Help with critical angle calculation

[shar_p]

Homework Statement

A penny sits at the bottom of a pool of water (n=1.33) at a depth of 3.0m. If the observer 1.8m tall stands 30cm away from the ledge, how close to the side can the penny be and still be visible to the observer. Suppose there is another penny 10 times farther away than the 1st one, will a light ray going from this new penny to the top edge of the pool emerge from the water ? And if yes, what is the angle made by the light ray?

Homework Equations

To still be visible, the angle should be less than critical angle, is that correct? but I can't figure this out .. please help

The Attempt at a Solution

real depth = 3.0 so apparent depth can be calculated to be 3/1.33 = 2.25 m.
I can also calculate the critical angle with Snell's sin(theta) = 1.33 (since sin 90 = 1).

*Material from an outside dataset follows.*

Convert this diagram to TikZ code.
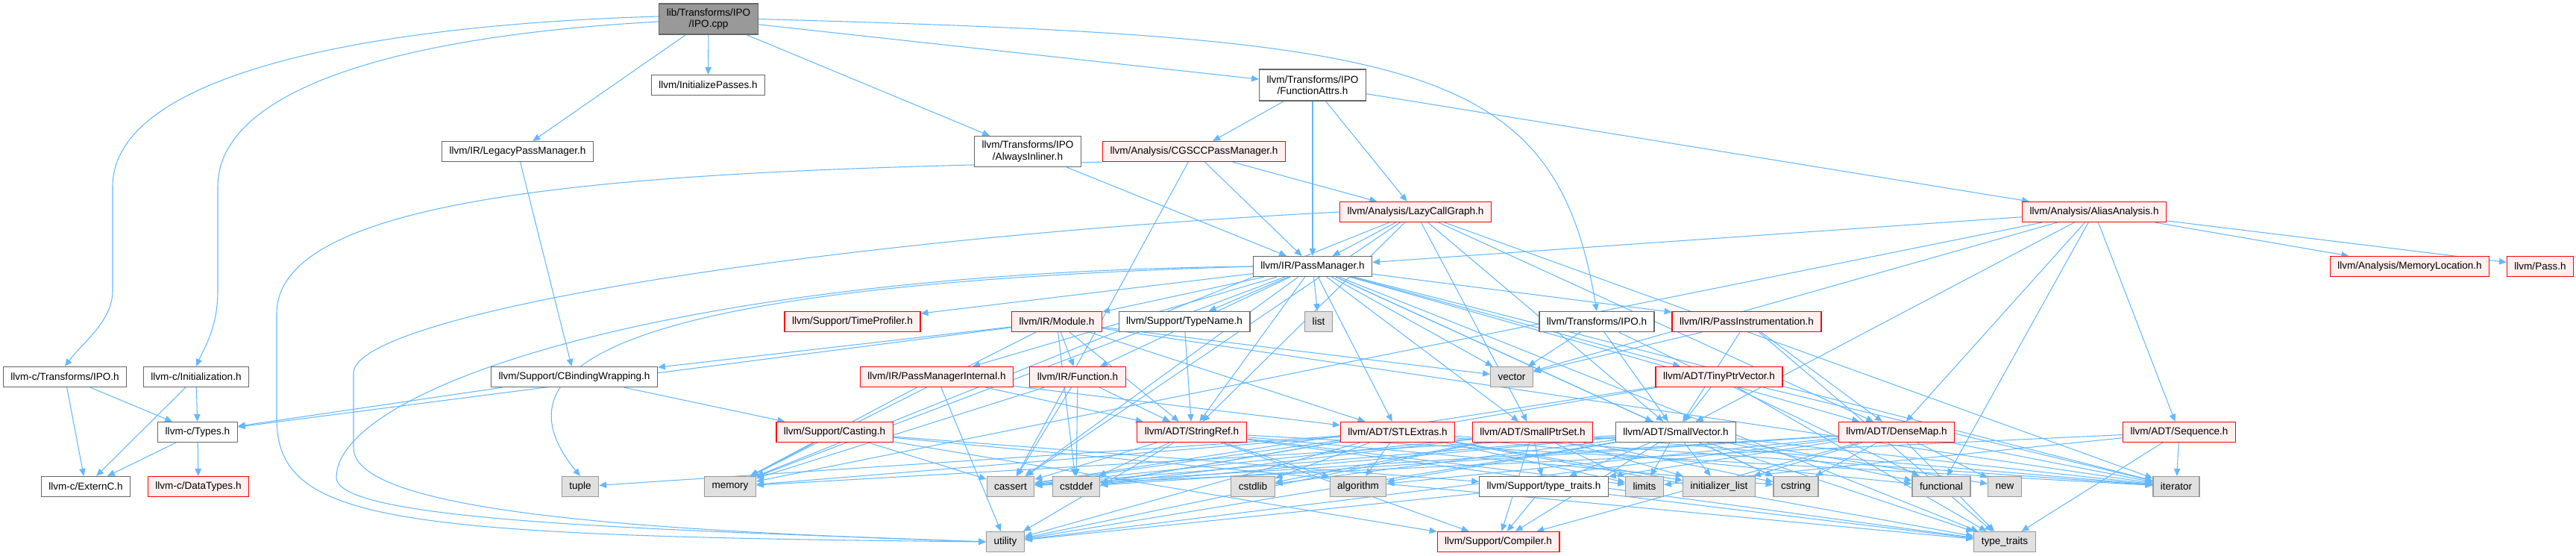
\documentclass[tikz,border=0pt]{standalone}
\usepackage{fontspec}
\setmainfont{Liberation Sans}
\usepackage{tikz}
\usetikzlibrary{arrows.meta,backgrounds}

\definecolor{edgeblue}{HTML}{63B8FF}
\definecolor{truncred}{HTML}{FF0000}
\definecolor{truncfill}{HTML}{FFF0F0}
\definecolor{sysfill}{HTML}{E0E0E0}
\definecolor{sysline}{HTML}{999999}
\definecolor{hdrline}{HTML}{666666}

\tikzset{
  hdr/.style={draw=hdrline, fill=white, line width=0.35pt, inner xsep=0.1cm, inner ysep=0pt,
    minimum height=0.27cm, font=\fontsize{3.85}{4.3}\selectfont, align=center},
  hdrtrunc/.style={hdr, draw=truncred, fill=truncfill},
  stdhdr/.style={hdr, draw=sysline, fill=sysfill},
  srcfile/.style={hdr, fill=sysline, minimum height=0.41cm},
  incl/.style={draw=edgeblue, line width=0.3pt, -{Triangle[length=2.8pt,width=2.4pt]}},
}

\begin{document}
\begin{tikzpicture}[x=0.01cm,y=-0.01cm]
 \useasboundingbox (0,0) rectangle (3454,744);
 % top of the graph
 \node[srcfile] (root) at (950,25.5) {lib/Transforms/IPO\\/IPO.cpp};
 \node[hdr] (initp) at (949.5,114) {llvm/InitializePasses.h};
 \node[hdr] (legacy) at (694,203) {llvm/IR/LegacyPassManager.h};
 \node[hdr, minimum height=0.42cm] (fattrs) at (1760,114) {llvm/Transforms/IPO\\/FunctionAttrs.h};
 \node[hdr, minimum height=0.41cm] (alwinl) at (1378,203) {llvm/Transforms/IPO\\/AlwaysInliner.h};
 \node[hdrtrunc] (cgscc) at (1601,203) {llvm/Analysis/CGSCCPassManager.h};
 \node[hdrtrunc] (lcg) at (1898,284) {llvm/Analysis/LazyCallGraph.h};
 \node[hdrtrunc] (aa) at (2808,284) {llvm/Analysis/AliasAnalysis.h};
 \node[hdr] (pm) at (1760,357) {llvm/IR/PassManager.h};
 \node[hdrtrunc] (memloc) at (3231,357) {llvm/Analysis/MemoryLocation.h};
 \node[hdrtrunc] (pass) at (3406,357) {llvm/Pass.h};
 % middle rows
 \node[hdr] (cipo) at (87,505) {llvm-c/Transforms/IPO.h};
 \node[hdr] (cinit) at (263,505) {llvm-c/Initialization.h};
 \node[hdr] (cbind) at (770,505) {llvm/Support/CBindingWrapping.h};
 \node[hdrtrunc] (timeprof) at (1143,431) {llvm/Support/TimeProfiler.h};
 \node[hdrtrunc] (module) at (1417,431) {llvm/IR/Module.h};
 \node[hdr] (typename) at (1588,431) {llvm/Support/TypeName.h};
 \node[stdhdr] (list) at (1768,431) {list};
 \node[hdr] (tipo) at (2141,431) {llvm/Transforms/IPO.h};
 \node[hdrtrunc] (pinstr) at (2342,431) {llvm/IR/PassInstrumentation.h};
 \node[hdrtrunc] (pmint) at (1256,505) {llvm/IR/PassManagerInternal.h};
 \node[hdrtrunc] (func) at (1445,505) {llvm/IR/Function.h};
 \node[stdhdr] (vector) at (2027,505) {vector};
 \node[hdrtrunc] (tinyptr) at (2305,505) {llvm/ADT/TinyPtrVector.h};
 \node[hdr] (ctypes) at (265,579) {llvm-c/Types.h};
 \node[hdrtrunc] (casting) at (1119,579) {llvm/Support/Casting.h};
 \node[hdrtrunc] (strref) at (1598,579) {llvm/ADT/StringRef.h};
 \node[hdrtrunc] (stlext) at (1874,579) {llvm/ADT/STLExtras.h};
 \node[hdrtrunc] (smallptr) at (2055,579) {llvm/ADT/SmallPtrSet.h};
 \node[hdr] (smallvec) at (2247,579) {llvm/ADT/SmallVector.h};
 \node[hdrtrunc] (densemap) at (2543,579) {llvm/ADT/DenseMap.h};
 \node[hdrtrunc] (sequence) at (2922,579) {llvm/ADT/Sequence.h};
 % leaves
 \node[hdr] (externc) at (115,652) {llvm-c/ExternC.h};
 \node[hdrtrunc] (datatypes) at (266,652) {llvm-c/DataTypes.h};
 \node[stdhdr] (tuple) at (778,652) {tuple};
 \node[stdhdr] (memory) at (979,652) {memory};
 \node[stdhdr] (cassert) at (1355,652) {cassert};
 \node[stdhdr] (cstddef) at (1443,652) {cstddef};
 \node[stdhdr] (cstdlib) at (1680,652) {cstdlib};
 \node[stdhdr] (algorithm) at (1821,652) {algorithm};
 \node[hdr] (sttraits) at (2070,652) {llvm/Support/type\_traits.h};
 \node[stdhdr] (limits) at (2205,652) {limits};
 \node[stdhdr] (initlist) at (2305,652) {initializer\_list};
 \node[stdhdr] (cstring) at (2408,652) {cstring};
 \node[stdhdr] (functional) at (2603,652) {functional};
 \node[stdhdr] (newh) at (2688,652) {new};
 \node[stdhdr] (iterator) at (2918,652) {iterator};
 \node[stdhdr] (utility) at (1348,726) {utility};
 \node[hdrtrunc] (compiler) at (2009,726) {llvm/Support/Compiler.h};
 \node[stdhdr] (typetraits) at (2688,726) {type\_traits};

 \begin{pgfonlayer}{background}
 % includes of IPO.cpp
 \draw[incl] ([yshift=1pt]root.west) .. controls (450,35) and (151,110) .. (151,250) -- (151,390)
   .. controls (151,430) and (110,460) .. (cipo.north);
 \draw[incl] ([yshift=-1pt]root.west) .. controls (500,50) and (292,130) .. (292,250) -- (292,390)
   .. controls (292,440) and (272,470) .. (cinit.north);
 \draw[incl] (root.east) .. controls (1900,50) and (2085,80) .. (tipo.north);
 \foreach \t in {legacy,initp,alwinl,fattrs} \draw[incl] (root) -- (\t);
 % C API headers
 \foreach \t in {externc,ctypes} \draw[incl] (cipo) -- (\t);
 \foreach \t in {externc,ctypes} \draw[incl] (cinit) -- (\t);
 \foreach \t in {externc,datatypes} \draw[incl] (ctypes) -- (\t);
 \draw[incl] (legacy) -- (cbind);
 \foreach \t in {ctypes,casting} \draw[incl] (cbind) -- (\t);
 \foreach \t in {memory,cassert,sttraits,compiler,typetraits} \draw[incl] (casting) -- (\t);
 % analysis and transforms headers
 \draw[incl] (alwinl) -- (pm);
 \foreach \t in {cgscc,pm,lcg,aa} \draw[incl] (fattrs) -- (\t);
 \foreach \t in {lcg,pm,cassert} \draw[incl] (cgscc) -- (\t);
 \draw[incl] (cgscc.south west) .. controls (900,228) and (371,250) .. (371,420) -- (371,560)
   .. controls (371,700) and (520,718) .. (utility.west);
 \foreach \t in {pm,strref,cassert,memory,densemap,smallvec,smallptr,iterator} \draw[incl] (lcg) -- (\t);
 \draw[incl] (lcg.west) .. controls (1100,320) and (474,420) .. (474,500) -- (474,600)
   .. controls (474,690) and (900,712) .. (utility.west);
 \foreach \t in {pm,memloc,pass,vector,smallvec,densemap,functional,sequence,memory} \draw[incl] (aa) -- (\t);
 % llvm/IR/PassManager.h
 \foreach \t in {timeprof,module,typename,list,pinstr,pmint,func,strref,stlext,smallptr,smallvec,tinyptr,densemap,vector,cassert,cstring,iterator,memory,typetraits}
   \draw[incl] (pm) -- (\t);
 \draw[incl] (pm.west) .. controls (900,365) and (451,520) .. (451,640)
   .. controls (451,700) and (900,710) .. (utility.west);
 \draw[incl] (pm.west) .. controls (900,380) and (640,470) .. (tuple.north);
 \foreach \t in {ctypes,cbind,func,strref,stlext,vector,cstddef,iterator,memory} \draw[incl] (module) -- (\t);
 \foreach \t in {strref,cassert,cstddef,memory} \draw[incl] (func) -- (\t);
 \foreach \t in {stlext,strref,memory,utility} \draw[incl] (pmint) -- (\t);
 \draw[incl] (typename) -- (strref);
 \foreach \t in {vector,smallvec,densemap,typetraits} \draw[incl] (pinstr) -- (\t);
 \foreach \t in {vector,smallvec,functional} \draw[incl] (tipo) -- (\t);
 \foreach \t in {smallvec,cassert,cstddef,iterator,typetraits} \draw[incl] (tinyptr) -- (\t);
 % ADT headers
 \foreach \t in {compiler,algorithm,cassert,cstddef,cstring,iterator,limits,typetraits,utility} \draw[incl] (strref) -- (\t);
 \foreach \t in {algorithm,cassert,cstddef,cstdlib,functional,initlist,iterator,limits,memory,tuple,typetraits,utility} \draw[incl] (stlext) -- (\t);
 \foreach \t in {compiler,sttraits,cassert,cstddef,cstdlib,cstring,initlist,iterator,limits,utility} \draw[incl] (smallptr) -- (\t);
 \foreach \t in {compiler,sttraits,algorithm,cassert,cstddef,cstdlib,cstring,functional,initlist,iterator,limits,memory,newh,typetraits,utility} \draw[incl] (smallvec) -- (\t);
 \foreach \t in {compiler,sttraits,algorithm,cassert,cstddef,cstring,initlist,iterator,newh,typetraits,utility} \draw[incl] (densemap) -- (\t);
 \foreach \t in {cassert,iterator,limits,typetraits} \draw[incl] (sequence) -- (\t);
 \foreach \t in {compiler,typetraits,utility} \draw[incl] (sttraits) -- (\t);
 \end{pgfonlayer}
\end{tikzpicture}
\end{document}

So theta = 48.75 . Which means that the angle has to be less that 48.75 for the penny to be visible.
Now how do I get the distance from this?

Please help I have a test on Wednesday. Thanks

 

[Carid]

Why not turn the problem around? Imagine a light ray coming from the observer's eye, grazing the edge of the pool, and going down into the water. Where would it reach the bottom?

Now you've got that distance sorted out you'll be able to attack the next part of the problem.